La resurrección de Jesús, la Pascua cristiana, no es una noticia sobre él, sino un encuentro con Él. Es el encuentro definitivo y pleno, el que nos decide a reconocerlo como quien realmente es: el Mesías, el Cristo, el Hijo de Dios. Comprobar y experimentar que vive más allá de la muerte sufrida y de su confinación al sepulcro, disipa por fin nuestras dudas y recelos, nuestras indecisiones y reservas. Se desvela su misterio.
No somos cristianos porque seguimos a Jesús, porque apreciamos el testimonio de una vida ejemplar e incomparable o porque nos convence su doctrina; ni siquiera porque tiene un aura misteriosa y enigmática que parece contagiarnos amor y santidad. No. Somos cristianos porque nos atrevemos a confesar, contra toda evidencia, que ha resucitado. Es lo insólito de la fe cristiana y su fundamento: afirmar que hubo un muerto, crucificado públicamente y sepultado, el cual, contra todo pronóstico, sin que acertemos a explicarnos cómo, resucitó; y anticipa así una vida distinta y definitiva para la humanidad más allá de nuestras apariencias y de nuestras inevitables limitaciones.
Y además, por otro lado, la resurrección no constituye un hecho aislado y desconectado de su vida, sino que justamente es aquel acontecimiento que dota de coherencia y continuidad a todo lo experimentado durante su vida mortal.
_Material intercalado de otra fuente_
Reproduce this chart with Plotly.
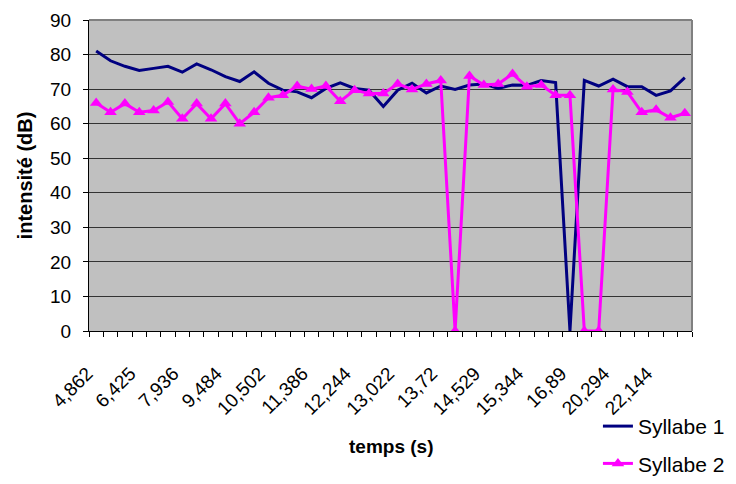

Por eso al constatar ese dato nuevo y no previsto, sus discípulos salen con ello de la incomprensión y del asombro que les embargaba siempre cuando lo acompañaban y seguían, y alcanzan a dar razón y poder resumir lo que había sido su existencia. La muerte da coherencia a su palabra y a sus hechos, a su mensaje y a sus expectativas; y, con ello, le da la razón en sus pretensiones y en sus exigencias.
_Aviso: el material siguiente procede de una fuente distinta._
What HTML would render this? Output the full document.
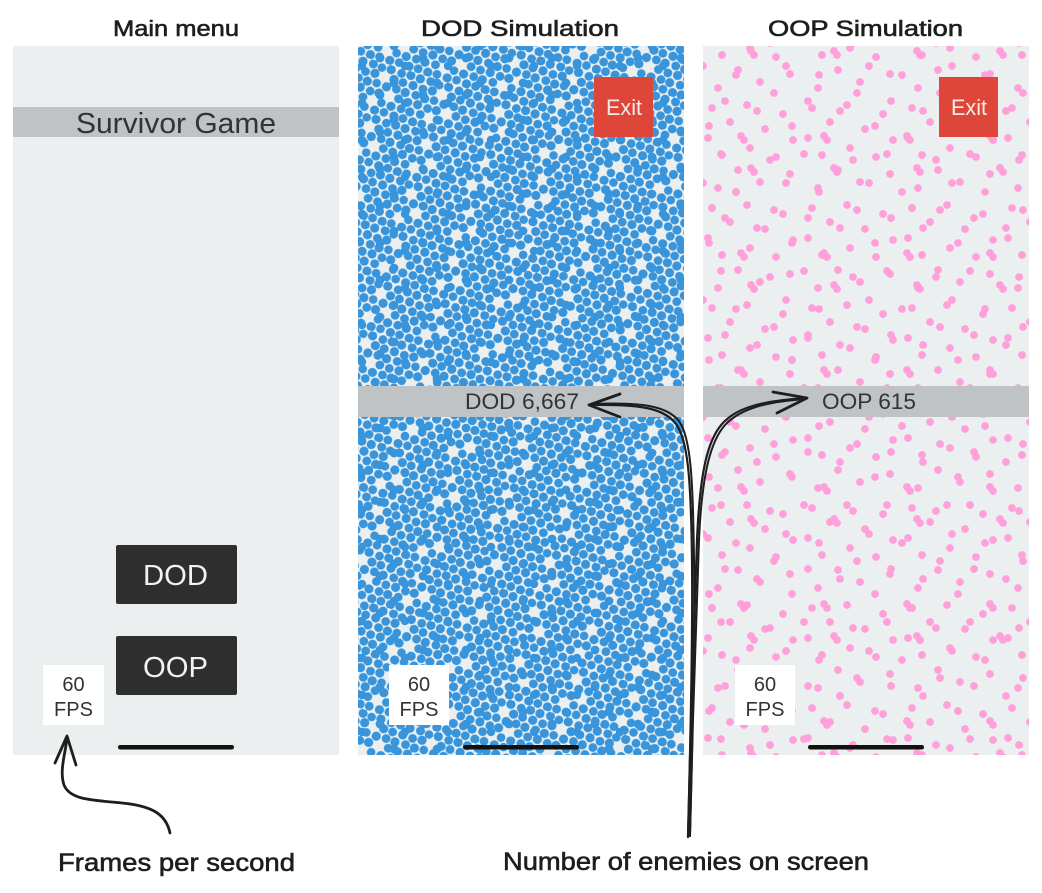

Qué necios y torpes somos para comprender a Dios. Nos empeñamos en encajarlo en nuestros pensamientos y en buscar entenderlo desde nuestras expectativas; y fracasamos siempre, porque lo queremos “a nuestra imagen y semejanza”, y nuestra escala de medir es siempre caduca y mezquina, pobre y miserable. Pero cuando dejamos que sea Él el espejo en el que mirarnos, cuando aceptamos que somos nosotros los que estamos creados “a su imagen y semejanza”; y, por tanto, asumimos su vida y su muerte, su resurrección y su perdón, entonces todo cobra sentido, aunque no por eso sea comprensible. Porque no es lo definitivo nuestra limitada y corta capacidad de comprensión, sino la profundidad de nuestra vida nueva, indefinible, resucitada. Eso es lo que Dios nos invita a experimentar, a descubrir y a esperar.
No busquemos, pues, más; ni nos interroguemos más. Dejémonos, simplemente, encontrar por el Resucitado.